We went to Houston to face the Astros and their star pitcher Mike Scott in the playoffs. If they were going to beat us, it’d be on his shoulders. He had over three hundred strikeouts that year, pitched in the All-Star Game, and would go on to win the Cy Young Award—not to mention the MVP of this playoff series. He had a ninety-one-mile-an-hour fastball, but that wasn’t as intimidating as the rumors that he scuffed the ball. All season long, people tried to catch him. But they never did. All I know is that whatever he was doing, the ball danced like a Wiffle ball. We had a lot of hard-charging characters on our team, but the idea that he scuffed the ball turned them into butter.

I pitched against Mike in game one and gave up a homer to Glen Davis in the second inning. I lasted eight innings without giving up another run. But we couldn’t hit Mike and lost 1–0. Guys were frustrated, inspecting the balls, complaining to the ump, you name it. I used the same balls Mike did. I could see that some of them were scuffed. But Mike looked clear, and no one could prove otherwise.

We won the next two, then lost one—to Mike Scott again. The series was tied 2–2 when I went against Nolan Ryan in game five. For me, it was a dream come true. Nolan was a pitcher I’d watched on Saturday afternoons in complete awe with my dad ten years earlier. He was such a dominant pitcher that coming to the plate to face him made my knees turn to jelly. He wasn’t even that big of a guy. He had big legs and a high kick, and that’s where most of his power came from. It was a long game. Neither one of us, Nolan or I, was willing to go to the showers. I went ten innings, gave up two runs, and didn’t get the decision.
Gary Carter saved us in the bottom of the twelfth with an RBI single, scoring Wally Backman and getting the win. Up 3–2.

We flew back to Houston to play game six the very next day. This was really our game seven. If we lost, we’d be going back up against Mike Scott, and he was deep inside our heads by then. We all had the same feeling. We weren’t going to hit the guy. Talk about losing the game even before you get out there! Our only chance was to avoid playing the game. The Astros jumped out to an early 3–0 lead on us in one of the most nerve-racking playoff games of all time, and I wasn’t even pitching. It took us sixteen innings to finally put the Astros away, 7–6. Jesse Orosco came in and somehow picked up his third win. We were going to the World Series at last.
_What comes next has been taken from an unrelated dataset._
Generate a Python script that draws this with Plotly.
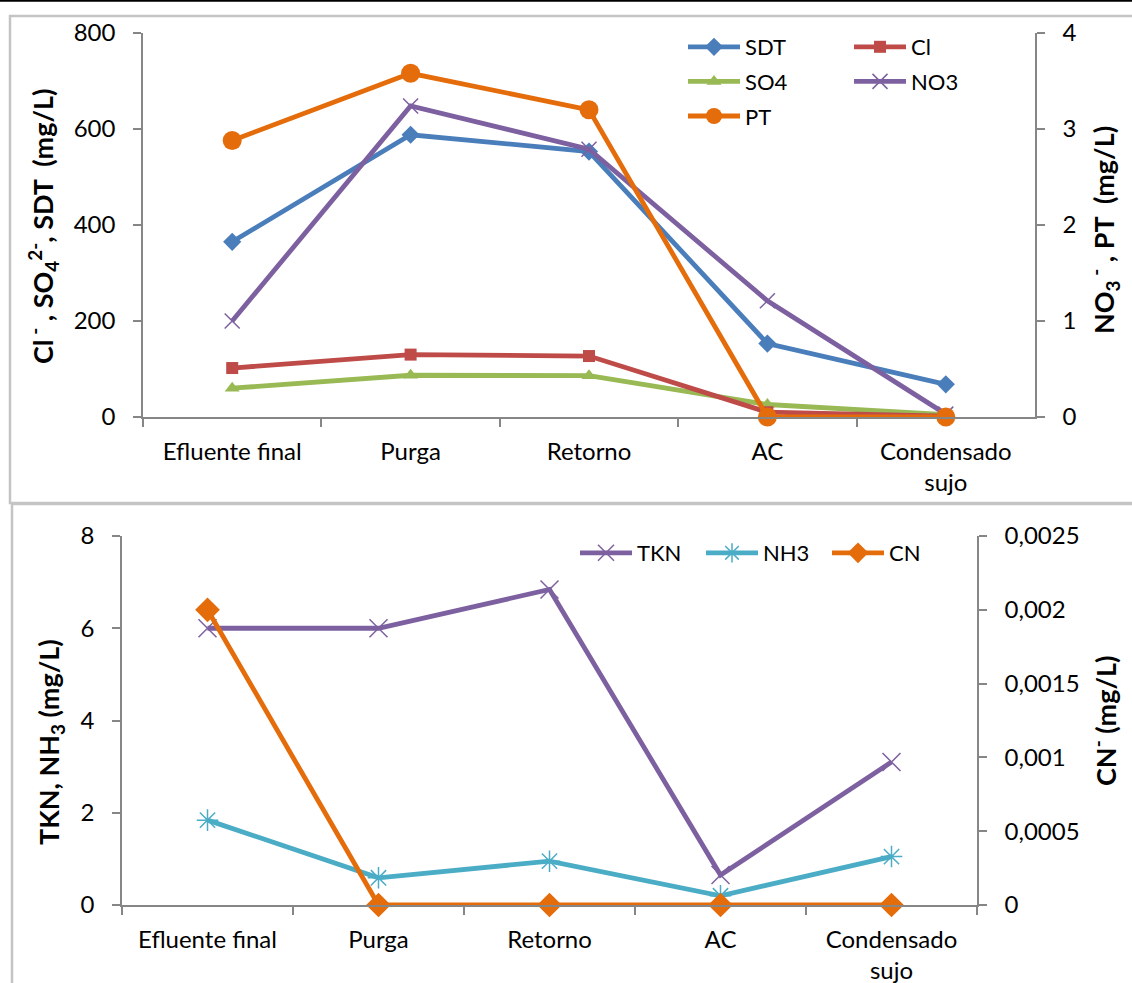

The game had run so long, from 3:05 to 8:30, we had to rush from our lockers to William P. Hobby Airport. The only time we had to celebrate was on our chartered plane back to New York. Which we did. With gusto. Beers came out. Then little bottles of the hard stuff. Then people started throwing slices of cake. Then one of the players’ wives threw up in a seat back, and Darryl thought it might be fun to see how far back an airline seat could really recline. The answer? All the way back to flat, if you pushed it hard enough and broke the back off. By the time we got off, the whole cabin was smeared with food and alcohol and worse. Two rows of seats were destroyed. It looked like someone had tipped over a dumpster in there on Mardi Gras Day.